GIVEN EXERCISE: Quote the entries in full, character for character, without their images.

PROVIDED MATERIAL:

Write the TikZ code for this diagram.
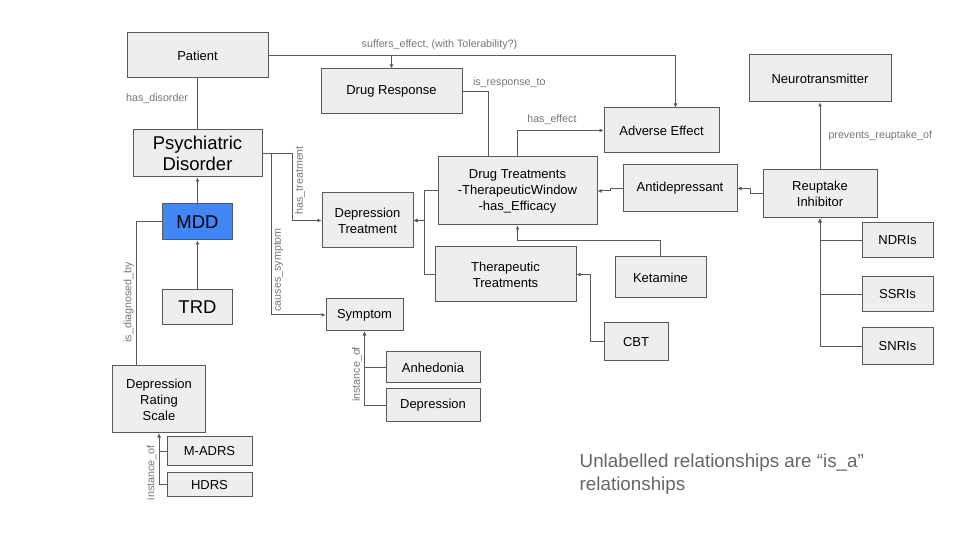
\documentclass[tikz,border=0pt]{standalone}
\usepackage{fontspec}
\setmainfont{Liberation Sans}
\usepackage{xcolor}
\usetikzlibrary{arrows.meta, positioning}

\definecolor{boxfill}{HTML}{EEEEEE}
\definecolor{boxline}{HTML}{595959}
\definecolor{mddblue}{HTML}{4285F4}
\definecolor{labelgray}{HTML}{757575}
\definecolor{notegray}{HTML}{666666}

\begin{document}
\begin{tikzpicture}[
  x=1pt, y=1pt,
  box/.style={rectangle, draw=boxline, fill=boxfill, line width=1pt, inner sep=2pt,
              align=center, font=\fontsize{13}{16}\selectfont},
  bigbox/.style={box, font=\fontsize{18.5}{21.5}\selectfont},
  lbl/.style={font=\fontsize{10.7}{12}\selectfont, text=labelgray, inner sep=2pt},
  vlbl/.style={lbl, rotate=90},
  link/.style={draw=boxline, line width=1pt},
  arrow/.style={link, -{Latex[length=4pt, width=4pt]}}
]
\useasboundingbox (0,0) rectangle (960,540);

% disorder side
\node[box, minimum width=141pt, minimum height=45pt] (patient) at (197.5,484.5) {Patient};
\node[bigbox, minimum width=129pt, minimum height=47pt, below=51pt of patient] (psych) {Psychiatric\\Disorder};
\node[bigbox, fill=mddblue, minimum width=70pt, minimum height=36pt, below=26pt of psych] (mdd) {MDD};
\node[bigbox, minimum width=70pt, minimum height=35pt, below=49pt of mdd] (trd) {TRD};
\node[box, minimum width=93pt, minimum height=67pt, below=40pt of trd, xshift=-38.5pt] (drs) {Depression\\Rating\\Scale};
\node[box, minimum width=85pt, minimum height=29pt] (madrs) at (209.5,88.5) {M-ADRS};
\node[box, minimum width=85pt, minimum height=24pt, below=6pt of madrs] (hdrs) {HDRS};

% treatment and symptom
\node[box, minimum width=141pt, minimum height=45pt] (drugresp) at (391.5,448.5) {Drug Response};
\node[box, minimum width=91pt, minimum height=55pt] (deptreat) at (367.5,319.5) {Depression\\Treatment};
\node[box, minimum width=77pt, minimum height=32pt] (symptom) at (364.5,225) {Symptom};
\node[box, minimum width=94pt, minimum height=31pt] (anhedonia) at (433,172.5) {Anhedonia};
\node[box, minimum width=94pt, minimum height=33pt, below=5pt of anhedonia] (depression) {Depression};
\node[box, minimum width=159pt, minimum height=68pt] (drugtreat) at (517.5,349) {Drug Treatments\\-TherapeuticWindow\\-has\_Efficacy};
\node[box, minimum width=141pt, minimum height=55pt] (thertreat) at (505.5,265.5) {Therapeutic\\Treatments};
\node[box, minimum width=115pt, minimum height=45pt] (adverse) at (661.5,409.5) {Adverse Effect};
\node[box, minimum width=114pt, minimum height=47pt] (antidep) at (680,351.5) {Antidepressant};
\node[box, minimum width=91pt, minimum height=41pt] (ketamine) at (660.5,262.5) {Ketamine};
\node[box, minimum width=64pt, minimum height=38pt] (cbt) at (636,198) {CBT};

% drug classes
\node[box, minimum width=142pt, minimum height=47pt] (neuro) at (820,461.5) {Neurotransmitter};
\node[box, minimum width=114pt, minimum height=48pt, below=67pt of neuro] (reuptake) {Reuptake\\Inhibitor};
\node[box, minimum width=71pt, minimum height=35pt] (ndri) at (897.5,299.5) {NDRIs};
\node[box, minimum width=71pt, minimum height=35pt, below=18pt of ndri] (ssri) {SSRIs};
\node[box, minimum width=71pt, minimum height=37pt, below=15pt of ssri] (snri) {SNRIs};

\node[font=\fontsize{18.8}{23.5}\selectfont, text=notegray, align=left, anchor=north west, inner sep=0pt] (note) at (579.5,86.5) {Unlabelled relationships are “is\_a”\\relationships};

% relations
\draw[link] (patient) -- node[lbl, left=7pt, pos=0.39] {has\_disorder} (psych);
\draw[arrow] (patient.east) -| (drugresp.north);
\draw[arrow] (patient.east) -| node[lbl, above=3pt, pos=0.21] {suffers\_effect, (with Tolerability?)} ([xshift=14pt]adverse.north);
\draw[link] (drugresp.east) -| node[lbl, above right=1pt and 8pt, pos=0] {is\_response\_to} ([xshift=-29pt]drugtreat.north);
\draw[arrow] (drugtreat.north) |- node[lbl, above=3pt, pos=0.7] {has\_effect} (adverse.west);
\draw[arrow] (antidep.west) -- ++(-12pt,0) |- (drugtreat.east);
\draw[arrow] (reuptake.west) -- ++(-12pt,0) |- (antidep.east);
\draw[arrow] (reuptake) -- node[lbl, right=6pt] {prevents\_reuptake\_of} (neuro);
\foreach \cls in {ndri, ssri, snri}
  \draw[arrow] (\cls.west) -| (reuptake.south);
\draw[arrow] (ketamine.north) -- ++(0,16pt) -| (drugtreat.south);
\draw[arrow] (cbt.west) -- ++(-13pt,0) |- (thertreat.east);
\draw[arrow] (drugtreat.west) -- ++(-13pt,0) |- (deptreat.east);
\draw[arrow] (thertreat.west) -- ++(-10pt,0) |- (deptreat.east);
\draw[arrow] (psych.east) -- ++(30pt,0) |- node[vlbl, anchor=north, pos=0.2] {has\_treatment} (deptreat.west);
\draw[arrow] (psych.east) -- ++(9pt,0) |- node[vlbl, anchor=north, pos=0.36] {causes\_symptom} (symptom.west);
\draw[arrow] (mdd) -- (psych);
\draw[arrow] (trd) -- (mdd);
\draw[link] (mdd.west) -| node[vlbl, anchor=south, pos=0.78] {is\_diagnosed\_by} ([xshift=-23pt]drs.north);
\draw[arrow] (madrs.west) -| (drs.south);
\draw[arrow] (hdrs.west) -| node[vlbl, anchor=south, pos=0.62] {instance\_of} (drs.south);
\draw[arrow] (anhedonia.west) -| (symptom.south);
\draw[arrow] (depression.west) -| node[vlbl, anchor=south, pos=0.71] {instance\_of} (symptom.south);
\end{tikzpicture}
\end{document}
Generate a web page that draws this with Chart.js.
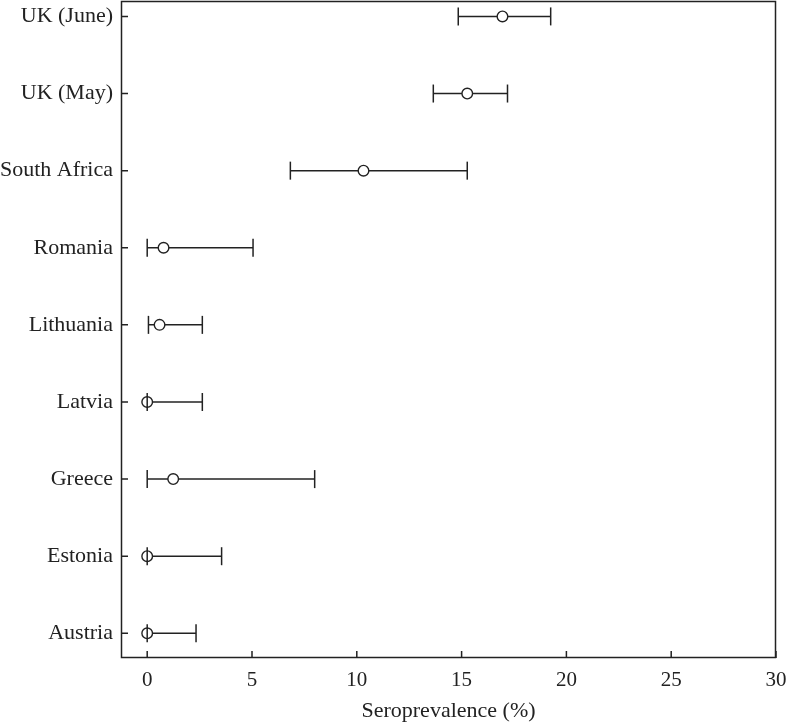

IN RESPONSE:
Write the TikZ code for this diagram.
\documentclass[tikz,border=0pt]{standalone}
\usepackage{fontspec}
\setmainfont{Liberation Sans}
\usepackage{xcolor}
\usetikzlibrary{arrows.meta, positioning}

\definecolor{boxfill}{HTML}{EEEEEE}
\definecolor{boxline}{HTML}{595959}
\definecolor{mddblue}{HTML}{4285F4}
\definecolor{labelgray}{HTML}{757575}
\definecolor{notegray}{HTML}{666666}

\begin{document}
\begin{tikzpicture}[
  x=1pt, y=1pt,
  box/.style={rectangle, draw=boxline, fill=boxfill, line width=1pt, inner sep=2pt,
              align=center, font=\fontsize{13}{16}\selectfont},
  bigbox/.style={box, font=\fontsize{18.5}{21.5}\selectfont},
  lbl/.style={font=\fontsize{10.7}{12}\selectfont, text=labelgray, inner sep=2pt},
  vlbl/.style={lbl, rotate=90},
  link/.style={draw=boxline, line width=1pt},
  arrow/.style={link, -{Latex[length=4pt, width=4pt]}}
]
\useasboundingbox (0,0) rectangle (960,540);

% disorder side
\node[box, minimum width=141pt, minimum height=45pt] (patient) at (197.5,484.5) {Patient};
\node[bigbox, minimum width=129pt, minimum height=47pt, below=51pt of patient] (psych) {Psychiatric\\Disorder};
\node[bigbox, fill=mddblue, minimum width=70pt, minimum height=36pt, below=26pt of psych] (mdd) {MDD};
\node[bigbox, minimum width=70pt, minimum height=35pt, below=49pt of mdd] (trd) {TRD};
\node[box, minimum width=93pt, minimum height=67pt, below=40pt of trd, xshift=-38.5pt] (drs) {Depression\\Rating\\Scale};
\node[box, minimum width=85pt, minimum height=29pt] (madrs) at (209.5,88.5) {M-ADRS};
\node[box, minimum width=85pt, minimum height=24pt, below=6pt of madrs] (hdrs) {HDRS};

% treatment and symptom
\node[box, minimum width=141pt, minimum height=45pt] (drugresp) at (391.5,448.5) {Drug Response};
\node[box, minimum width=91pt, minimum height=55pt] (deptreat) at (367.5,319.5) {Depression\\Treatment};
\node[box, minimum width=77pt, minimum height=32pt] (symptom) at (364.5,225) {Symptom};
\node[box, minimum width=94pt, minimum height=31pt] (anhedonia) at (433,172.5) {Anhedonia};
\node[box, minimum width=94pt, minimum height=33pt, below=5pt of anhedonia] (depression) {Depression};
\node[box, minimum width=159pt, minimum height=68pt] (drugtreat) at (517.5,349) {Drug Treatments\\-TherapeuticWindow\\-has\_Efficacy};
\node[box, minimum width=141pt, minimum height=55pt] (thertreat) at (505.5,265.5) {Therapeutic\\Treatments};
\node[box, minimum width=115pt, minimum height=45pt] (adverse) at (661.5,409.5) {Adverse Effect};
\node[box, minimum width=114pt, minimum height=47pt] (antidep) at (680,351.5) {Antidepressant};
\node[box, minimum width=91pt, minimum height=41pt] (ketamine) at (660.5,262.5) {Ketamine};
\node[box, minimum width=64pt, minimum height=38pt] (cbt) at (636,198) {CBT};

% drug classes
\node[box, minimum width=142pt, minimum height=47pt] (neuro) at (820,461.5) {Neurotransmitter};
\node[box, minimum width=114pt, minimum height=48pt, below=67pt of neuro] (reuptake) {Reuptake\\Inhibitor};
\node[box, minimum width=71pt, minimum height=35pt] (ndri) at (897.5,299.5) {NDRIs};
\node[box, minimum width=71pt, minimum height=35pt, below=18pt of ndri] (ssri) {SSRIs};
\node[box, minimum width=71pt, minimum height=37pt, below=15pt of ssri] (snri) {SNRIs};

\node[font=\fontsize{18.8}{23.5}\selectfont, text=notegray, align=left, anchor=north west, inner sep=0pt] (note) at (579.5,86.5) {Unlabelled relationships are “is\_a”\\relationships};

% relations
\draw[link] (patient) -- node[lbl, left=7pt, pos=0.39] {has\_disorder} (psych);
\draw[arrow] (patient.east) -| (drugresp.north);
\draw[arrow] (patient.east) -| node[lbl, above=3pt, pos=0.21] {suffers\_effect, (with Tolerability?)} ([xshift=14pt]adverse.north);
\draw[link] (drugresp.east) -| node[lbl, above right=1pt and 8pt, pos=0] {is\_response\_to} ([xshift=-29pt]drugtreat.north);
\draw[arrow] (drugtreat.north) |- node[lbl, above=3pt, pos=0.7] {has\_effect} (adverse.west);
\draw[arrow] (antidep.west) -- ++(-12pt,0) |- (drugtreat.east);
\draw[arrow] (reuptake.west) -- ++(-12pt,0) |- (antidep.east);
\draw[arrow] (reuptake) -- node[lbl, right=6pt] {prevents\_reuptake\_of} (neuro);
\foreach \cls in {ndri, ssri, snri}
  \draw[arrow] (\cls.west) -| (reuptake.south);
\draw[arrow] (ketamine.north) -- ++(0,16pt) -| (drugtreat.south);
\draw[arrow] (cbt.west) -- ++(-13pt,0) |- (thertreat.east);
\draw[arrow] (drugtreat.west) -- ++(-13pt,0) |- (deptreat.east);
\draw[arrow] (thertreat.west) -- ++(-10pt,0) |- (deptreat.east);
\draw[arrow] (psych.east) -- ++(30pt,0) |- node[vlbl, anchor=north, pos=0.2] {has\_treatment} (deptreat.west);
\draw[arrow] (psych.east) -- ++(9pt,0) |- node[vlbl, anchor=north, pos=0.36] {causes\_symptom} (symptom.west);
\draw[arrow] (mdd) -- (psych);
\draw[arrow] (trd) -- (mdd);
\draw[link] (mdd.west) -| node[vlbl, anchor=south, pos=0.78] {is\_diagnosed\_by} ([xshift=-23pt]drs.north);
\draw[arrow] (madrs.west) -| (drs.south);
\draw[arrow] (hdrs.west) -| node[vlbl, anchor=south, pos=0.62] {instance\_of} (drs.south);
\draw[arrow] (anhedonia.west) -| (symptom.south);
\draw[arrow] (depression.west) -| node[vlbl, anchor=south, pos=0.71] {instance\_of} (symptom.south);
\end{tikzpicture}
\end{document}
Generate a web page that draws this with Chart.js.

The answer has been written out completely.